The two hour drive to Zagreb was pleasant because in the daylight we could see the Slovenian countryside with its beautiful green hills littered with numerous cute little churches at almost every turn. We spent the afternoon in Zagreb walking around the old town, the main square and the Christmas stalls. We enjoyed seeing the cathedral and its tall spires. St. Mark’s Church was another of our favorites because it had a unique tiled roof displaying the coats of arms for Zagreb and for the Triune Kingdom of Croatia, Slavonia and Dalmatia.
While we waited for night to fall so we could see all of the Christmas lights turn on we shared lángos, deep fried bread, from one of the Christmas stalls. It was yummy, but too greasy. We couldn’t help but laugh when we saw a family of four each eating their own big lángos, including the two young girls, when Jay and I could barely split one.
Pretty Christmas lights add a lot of charm to any city and seeing Zagreb lit up for Christmas was nice, but it didn’t match Ljubljana.
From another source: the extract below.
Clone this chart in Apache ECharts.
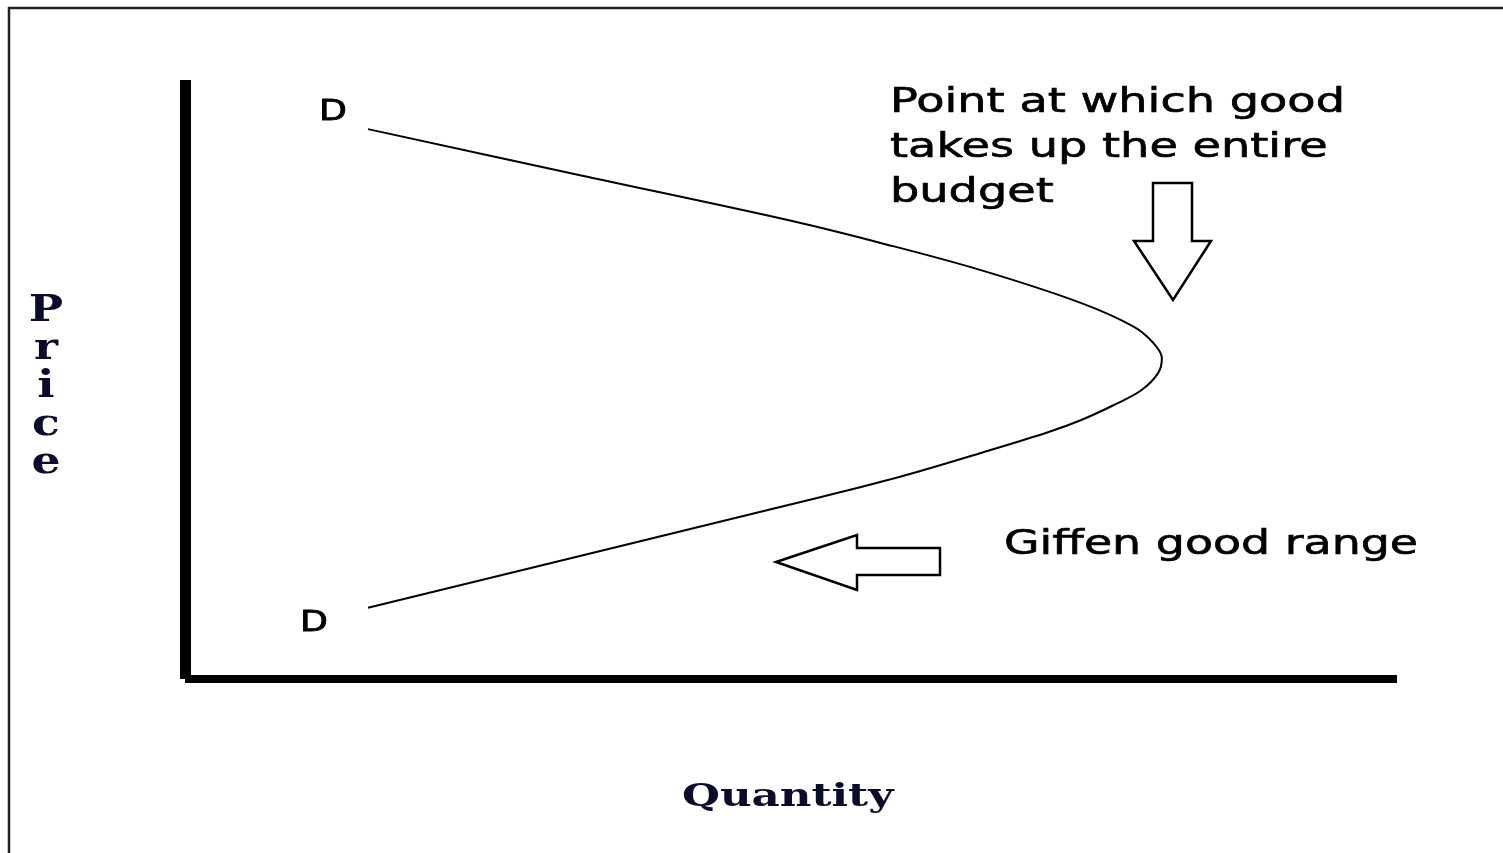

I actually enjoyed seeing Zagreb’s ornate theater lit up at night just as much as the Christmas lights. Zagreb (population: 800,000) was much larger than Ljulbljana (population 280,000) and felt like a major city and commerce center. I really enjoyed the urban feeling and the hustle and bustle, but I don’t think I would return unless it was for a specific event. I hope we make it back to Ljubljana sometime again in the summer.